[start]

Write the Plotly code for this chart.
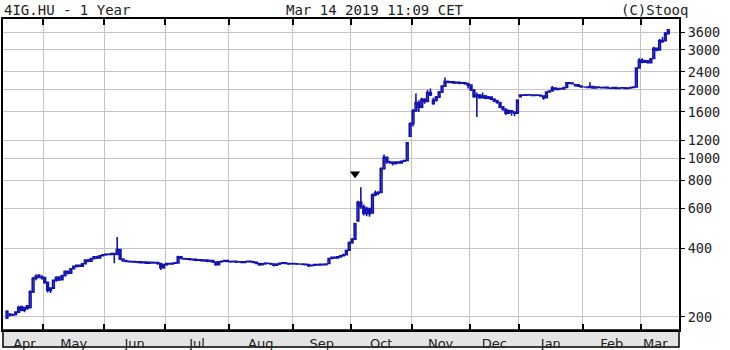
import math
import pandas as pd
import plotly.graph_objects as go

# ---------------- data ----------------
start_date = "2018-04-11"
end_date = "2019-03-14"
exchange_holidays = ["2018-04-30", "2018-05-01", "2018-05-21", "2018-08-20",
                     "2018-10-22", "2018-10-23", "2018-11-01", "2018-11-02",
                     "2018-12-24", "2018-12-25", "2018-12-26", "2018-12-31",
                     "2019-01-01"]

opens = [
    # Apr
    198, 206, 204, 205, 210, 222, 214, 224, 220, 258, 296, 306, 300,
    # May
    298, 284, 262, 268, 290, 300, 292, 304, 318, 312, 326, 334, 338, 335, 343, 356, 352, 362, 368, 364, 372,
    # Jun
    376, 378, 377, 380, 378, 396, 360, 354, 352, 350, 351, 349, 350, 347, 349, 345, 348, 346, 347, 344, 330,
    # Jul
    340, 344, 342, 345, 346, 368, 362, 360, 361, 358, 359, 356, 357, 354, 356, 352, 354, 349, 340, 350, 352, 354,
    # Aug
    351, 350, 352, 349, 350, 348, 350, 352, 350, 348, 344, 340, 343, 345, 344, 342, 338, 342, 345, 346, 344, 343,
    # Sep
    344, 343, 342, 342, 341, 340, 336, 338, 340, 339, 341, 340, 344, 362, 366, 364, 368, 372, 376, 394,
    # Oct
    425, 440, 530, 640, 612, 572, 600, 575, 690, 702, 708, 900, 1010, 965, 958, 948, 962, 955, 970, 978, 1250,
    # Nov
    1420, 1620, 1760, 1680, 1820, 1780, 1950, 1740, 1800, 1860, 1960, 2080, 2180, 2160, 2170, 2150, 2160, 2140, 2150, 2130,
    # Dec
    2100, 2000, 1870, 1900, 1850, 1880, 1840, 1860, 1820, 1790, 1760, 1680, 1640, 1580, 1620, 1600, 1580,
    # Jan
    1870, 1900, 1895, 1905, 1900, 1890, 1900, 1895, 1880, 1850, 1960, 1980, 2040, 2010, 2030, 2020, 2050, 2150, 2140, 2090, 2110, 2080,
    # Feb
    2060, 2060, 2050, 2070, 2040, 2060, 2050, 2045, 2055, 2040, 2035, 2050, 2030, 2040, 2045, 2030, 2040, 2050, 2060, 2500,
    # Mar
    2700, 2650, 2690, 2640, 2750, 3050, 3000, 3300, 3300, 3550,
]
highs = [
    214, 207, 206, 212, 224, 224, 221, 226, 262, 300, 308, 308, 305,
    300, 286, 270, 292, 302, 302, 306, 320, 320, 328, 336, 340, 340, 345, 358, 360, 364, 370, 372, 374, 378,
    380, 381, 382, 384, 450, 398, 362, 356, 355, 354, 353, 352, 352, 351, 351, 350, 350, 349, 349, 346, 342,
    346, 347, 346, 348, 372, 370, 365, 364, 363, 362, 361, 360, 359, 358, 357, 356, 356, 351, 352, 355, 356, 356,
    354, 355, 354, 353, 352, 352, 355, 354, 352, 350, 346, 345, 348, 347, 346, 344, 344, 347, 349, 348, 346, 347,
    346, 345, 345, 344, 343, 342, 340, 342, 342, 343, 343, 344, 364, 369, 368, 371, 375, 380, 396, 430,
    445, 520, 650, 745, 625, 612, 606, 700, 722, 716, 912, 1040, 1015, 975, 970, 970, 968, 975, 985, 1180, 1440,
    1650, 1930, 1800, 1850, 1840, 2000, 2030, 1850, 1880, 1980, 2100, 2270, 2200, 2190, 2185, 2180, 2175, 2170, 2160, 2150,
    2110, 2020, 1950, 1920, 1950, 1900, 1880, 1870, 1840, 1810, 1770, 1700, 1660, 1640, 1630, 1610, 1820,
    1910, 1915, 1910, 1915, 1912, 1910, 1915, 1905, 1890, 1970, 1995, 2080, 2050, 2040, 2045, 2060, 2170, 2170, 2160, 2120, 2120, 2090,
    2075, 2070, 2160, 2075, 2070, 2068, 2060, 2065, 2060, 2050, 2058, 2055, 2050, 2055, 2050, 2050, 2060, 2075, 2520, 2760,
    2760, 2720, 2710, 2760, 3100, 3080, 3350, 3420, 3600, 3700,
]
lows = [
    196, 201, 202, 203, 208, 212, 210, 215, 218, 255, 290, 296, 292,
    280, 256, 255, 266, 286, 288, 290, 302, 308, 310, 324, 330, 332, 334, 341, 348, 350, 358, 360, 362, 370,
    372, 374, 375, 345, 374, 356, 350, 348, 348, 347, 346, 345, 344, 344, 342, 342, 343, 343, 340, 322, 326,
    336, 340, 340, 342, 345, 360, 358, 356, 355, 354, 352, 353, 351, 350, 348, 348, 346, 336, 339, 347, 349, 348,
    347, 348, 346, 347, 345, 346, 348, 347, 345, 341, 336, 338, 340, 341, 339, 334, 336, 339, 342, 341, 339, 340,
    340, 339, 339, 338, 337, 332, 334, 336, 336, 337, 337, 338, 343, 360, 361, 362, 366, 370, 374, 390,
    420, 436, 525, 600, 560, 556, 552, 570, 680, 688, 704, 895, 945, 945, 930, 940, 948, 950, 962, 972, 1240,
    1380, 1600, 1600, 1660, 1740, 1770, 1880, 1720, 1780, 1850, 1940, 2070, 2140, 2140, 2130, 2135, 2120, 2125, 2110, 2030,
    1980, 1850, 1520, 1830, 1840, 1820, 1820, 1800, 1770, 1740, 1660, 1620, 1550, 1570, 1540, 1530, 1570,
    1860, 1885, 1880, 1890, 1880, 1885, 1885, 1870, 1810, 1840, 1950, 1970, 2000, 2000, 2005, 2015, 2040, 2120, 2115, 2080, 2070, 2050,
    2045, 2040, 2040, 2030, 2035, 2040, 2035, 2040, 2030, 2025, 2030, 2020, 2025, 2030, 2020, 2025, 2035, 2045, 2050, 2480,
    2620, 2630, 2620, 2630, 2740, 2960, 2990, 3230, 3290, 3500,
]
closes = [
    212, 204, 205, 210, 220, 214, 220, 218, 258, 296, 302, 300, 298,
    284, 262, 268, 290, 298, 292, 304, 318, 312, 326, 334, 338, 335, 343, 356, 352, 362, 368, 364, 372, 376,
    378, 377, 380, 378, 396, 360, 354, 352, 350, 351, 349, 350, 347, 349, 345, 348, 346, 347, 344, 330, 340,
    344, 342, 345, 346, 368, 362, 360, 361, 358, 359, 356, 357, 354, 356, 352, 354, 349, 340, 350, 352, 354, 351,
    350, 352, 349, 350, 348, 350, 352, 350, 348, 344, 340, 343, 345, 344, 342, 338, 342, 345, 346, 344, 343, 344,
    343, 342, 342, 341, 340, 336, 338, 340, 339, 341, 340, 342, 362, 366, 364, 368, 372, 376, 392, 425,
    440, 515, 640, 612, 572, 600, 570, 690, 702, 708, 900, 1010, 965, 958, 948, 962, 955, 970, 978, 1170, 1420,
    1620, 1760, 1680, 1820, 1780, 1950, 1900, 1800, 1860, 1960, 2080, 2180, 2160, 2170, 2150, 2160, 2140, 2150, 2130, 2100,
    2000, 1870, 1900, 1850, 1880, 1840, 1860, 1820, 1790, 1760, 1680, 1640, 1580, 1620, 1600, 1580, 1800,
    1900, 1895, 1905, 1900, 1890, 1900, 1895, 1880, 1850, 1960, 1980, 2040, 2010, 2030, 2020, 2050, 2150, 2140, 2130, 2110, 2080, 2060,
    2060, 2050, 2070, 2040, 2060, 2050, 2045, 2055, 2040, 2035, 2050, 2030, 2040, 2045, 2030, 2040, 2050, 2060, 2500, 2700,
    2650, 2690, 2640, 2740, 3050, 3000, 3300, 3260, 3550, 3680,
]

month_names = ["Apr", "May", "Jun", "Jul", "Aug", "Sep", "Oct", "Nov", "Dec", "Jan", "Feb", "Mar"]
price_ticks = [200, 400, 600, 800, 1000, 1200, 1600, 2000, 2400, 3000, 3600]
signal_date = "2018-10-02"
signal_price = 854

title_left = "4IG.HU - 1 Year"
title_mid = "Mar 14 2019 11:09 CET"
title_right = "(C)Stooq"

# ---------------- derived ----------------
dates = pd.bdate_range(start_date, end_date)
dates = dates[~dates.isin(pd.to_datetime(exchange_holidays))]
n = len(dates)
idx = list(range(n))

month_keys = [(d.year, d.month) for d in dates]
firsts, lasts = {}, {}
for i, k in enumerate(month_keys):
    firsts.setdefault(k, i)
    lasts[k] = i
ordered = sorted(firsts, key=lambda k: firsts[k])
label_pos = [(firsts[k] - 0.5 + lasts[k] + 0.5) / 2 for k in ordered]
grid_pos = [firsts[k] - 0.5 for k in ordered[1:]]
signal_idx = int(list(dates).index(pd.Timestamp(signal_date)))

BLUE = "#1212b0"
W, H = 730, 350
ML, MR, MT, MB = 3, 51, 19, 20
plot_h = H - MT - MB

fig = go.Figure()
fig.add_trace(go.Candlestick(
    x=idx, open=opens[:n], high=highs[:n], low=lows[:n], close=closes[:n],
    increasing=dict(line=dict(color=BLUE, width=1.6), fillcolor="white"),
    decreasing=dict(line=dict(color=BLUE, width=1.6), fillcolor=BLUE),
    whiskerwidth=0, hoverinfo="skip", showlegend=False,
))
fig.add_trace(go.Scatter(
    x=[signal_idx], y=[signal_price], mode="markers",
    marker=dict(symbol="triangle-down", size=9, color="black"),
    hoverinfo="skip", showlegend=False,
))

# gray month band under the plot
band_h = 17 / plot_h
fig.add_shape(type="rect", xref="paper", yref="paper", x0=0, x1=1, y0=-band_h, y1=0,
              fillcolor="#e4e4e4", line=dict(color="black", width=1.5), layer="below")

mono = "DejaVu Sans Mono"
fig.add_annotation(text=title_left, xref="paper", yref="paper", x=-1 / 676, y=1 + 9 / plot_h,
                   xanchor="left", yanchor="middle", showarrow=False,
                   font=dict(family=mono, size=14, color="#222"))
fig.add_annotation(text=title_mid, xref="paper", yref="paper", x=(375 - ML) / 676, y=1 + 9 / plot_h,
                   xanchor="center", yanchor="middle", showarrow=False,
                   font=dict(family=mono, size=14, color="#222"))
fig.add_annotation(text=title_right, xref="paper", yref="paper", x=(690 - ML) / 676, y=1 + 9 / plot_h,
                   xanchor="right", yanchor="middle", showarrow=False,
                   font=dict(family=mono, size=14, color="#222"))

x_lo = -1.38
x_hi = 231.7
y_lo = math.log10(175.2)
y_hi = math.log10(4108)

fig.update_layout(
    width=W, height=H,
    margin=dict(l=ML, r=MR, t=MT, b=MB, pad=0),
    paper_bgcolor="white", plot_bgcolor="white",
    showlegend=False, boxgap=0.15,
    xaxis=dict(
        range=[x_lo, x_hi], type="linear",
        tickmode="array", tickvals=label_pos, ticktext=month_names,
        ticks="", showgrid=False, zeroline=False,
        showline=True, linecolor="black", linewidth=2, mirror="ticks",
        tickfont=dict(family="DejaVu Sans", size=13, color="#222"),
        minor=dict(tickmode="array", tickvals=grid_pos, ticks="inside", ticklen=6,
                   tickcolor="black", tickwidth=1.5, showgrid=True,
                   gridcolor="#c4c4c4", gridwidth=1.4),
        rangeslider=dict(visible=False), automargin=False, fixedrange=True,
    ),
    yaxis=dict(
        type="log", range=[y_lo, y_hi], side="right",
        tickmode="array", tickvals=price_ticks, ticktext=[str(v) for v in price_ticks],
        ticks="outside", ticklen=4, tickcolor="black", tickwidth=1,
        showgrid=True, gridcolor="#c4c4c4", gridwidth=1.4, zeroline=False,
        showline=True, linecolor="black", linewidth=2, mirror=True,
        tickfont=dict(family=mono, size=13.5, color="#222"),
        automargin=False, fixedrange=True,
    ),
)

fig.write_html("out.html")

[end]

▸ WHAT TO DO: Transcribe exactly, with no pictures, the lines running from the first line of the material through the line holding "import plotly.graph_objects as go".

▸ ANSWER TO THE EXERCISE:
Write the Plotly code for this chart.
import math
import pandas as pd
import plotly.graph_objects as go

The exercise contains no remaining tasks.